▶ _Objective_
From the first line of the data below through the line bearing "(0,0) rectangle (1612,773);", reproduce each line exactly; do not include pictures.

▶ _Information shown_
-.-.-
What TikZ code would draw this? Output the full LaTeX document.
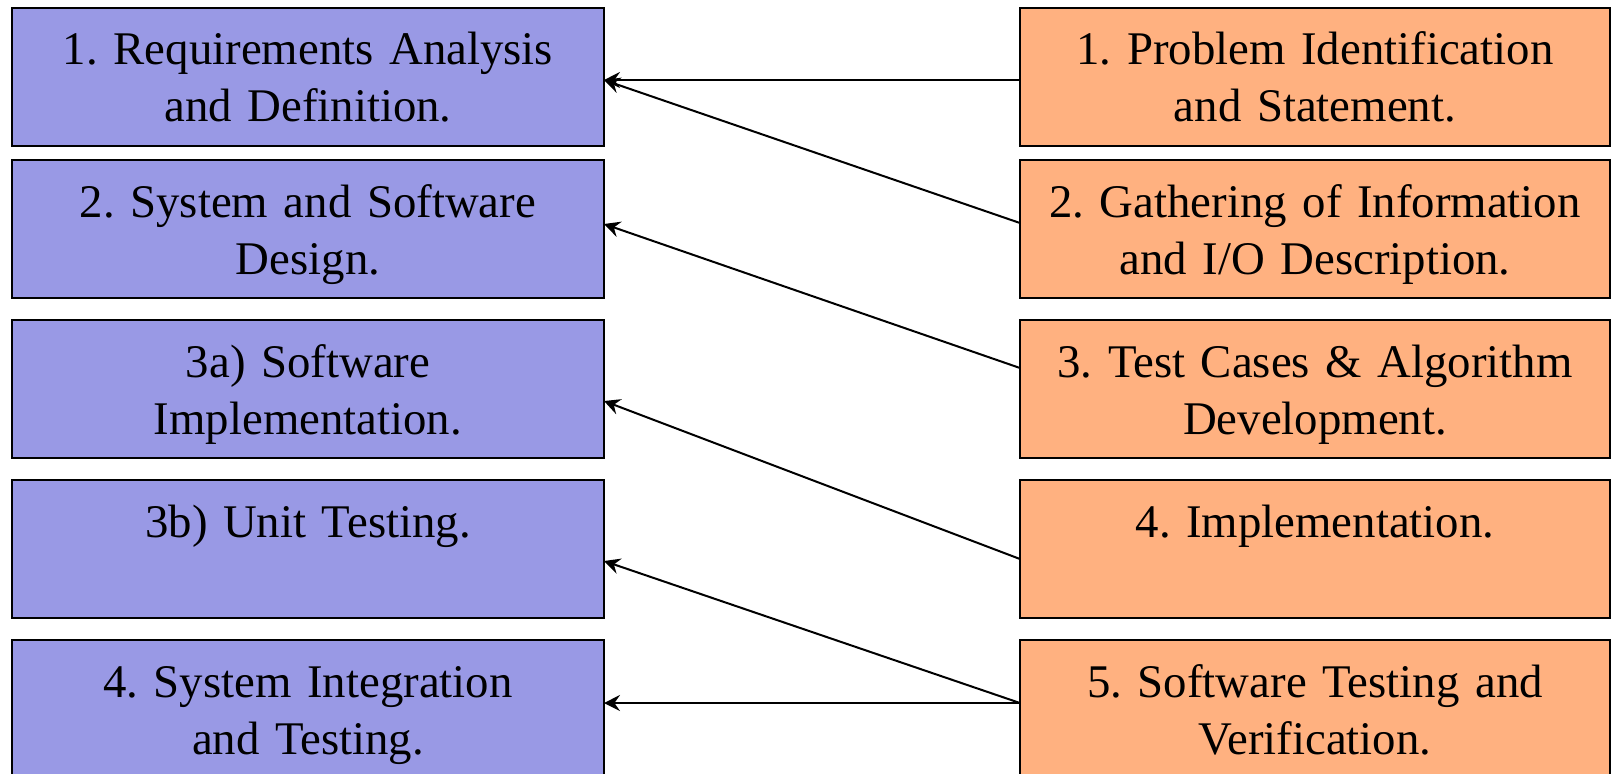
\documentclass[tikz,border=0pt]{standalone}
\usepackage{fontspec}
\setmainfont{Liberation Serif}
\usetikzlibrary{arrows.meta,calc}
\definecolor{phaseblue}{RGB}{153,153,229}
\definecolor{steporange}{RGB}{255,177,128}
\frenchspacing
\begin{document}
\begin{tikzpicture}[x=0.5pt,y=-0.5pt,
  box/.style={draw, line width=1pt, rectangle, anchor=north west,
    inner sep=0pt, outer sep=0pt, align=center,
    text height=28.5pt, text depth=40.5pt,
    font=\fontsize{23.4}{28.6}\selectfont},
  lbox/.style={box, fill=phaseblue, text width=296pt, minimum width=296pt},
  rbox/.style={box, fill=steporange, text width=295pt, minimum width=295pt},
  link/.style={-{Stealth[length=8pt,width=8pt,inset=2.8pt]}, line width=1pt}]
\useasboundingbox (0,0) rectangle (1612,773);

% waterfall phases
\node[lbox] (l1) at (12,7.5) {1. Requirements Analysis\\and Definition.};
\node[lbox] (l2) at (12,160) {2. System and Software\\Design.};
\node[lbox] (l3) at (12,320) {3a) Software\\Implementation.};
\node[lbox] (l4) at (12,480) {3b) Unit Testing.};
\node[lbox] (l5) at (12,640) {4. System Integration\\and Testing.};

% problem-solving steps
\node[rbox] (r1) at (1020,7.5) {1. Problem Identification\\and Statement.};
\node[rbox] (r2) at (1020,160) {2. Gathering of Information\\and I/O Description.};
\node[rbox] (r3) at (1020,320) {3. Test Cases \& Algorithm\\Development.};
\node[rbox] (r4) at (1020,480) {4. Implementation.};
\node[rbox] (r5) at (1020,640) {5. Software Testing and\\Verification.};

% correspondences
\draw[link] ($(r1.north west)+(0,72.5)$) -- ($(l1.north east)+(0,72.5)$);
\draw[link] ($(r2.north west)+(0,63)$) -- ($(l1.north east)+(0,72.5)$);
\draw[link] ($(r3.north west)+(0,48)$) -- ($(l2.north east)+(0,64)$);
\draw[link] ($(r4.north west)+(0,79)$) -- ($(l3.north east)+(0,81)$);
\draw[link] ($(r5.north west)+(0,63)$) -- ($(l4.north east)+(0,81)$);
\draw[link] ($(r5.north west)+(0,63)$) -- ($(l5.north east)+(0,63)$);
\end{tikzpicture}
\end{document}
-.-.-
▶ _Reply to the exercise_
What TikZ code would draw this? Output the full LaTeX document.
\documentclass[tikz,border=0pt]{standalone}
\usepackage{fontspec}
\setmainfont{Liberation Serif}
\usetikzlibrary{arrows.meta,calc}
\definecolor{phaseblue}{RGB}{153,153,229}
\definecolor{steporange}{RGB}{255,177,128}
\frenchspacing
\begin{document}
\begin{tikzpicture}[x=0.5pt,y=-0.5pt,
  box/.style={draw, line width=1pt, rectangle, anchor=north west,
    inner sep=0pt, outer sep=0pt, align=center,
    text height=28.5pt, text depth=40.5pt,
    font=\fontsize{23.4}{28.6}\selectfont},
  lbox/.style={box, fill=phaseblue, text width=296pt, minimum width=296pt},
  rbox/.style={box, fill=steporange, text width=295pt, minimum width=295pt},
  link/.style={-{Stealth[length=8pt,width=8pt,inset=2.8pt]}, line width=1pt}]
\useasboundingbox (0,0) rectangle (1612,773);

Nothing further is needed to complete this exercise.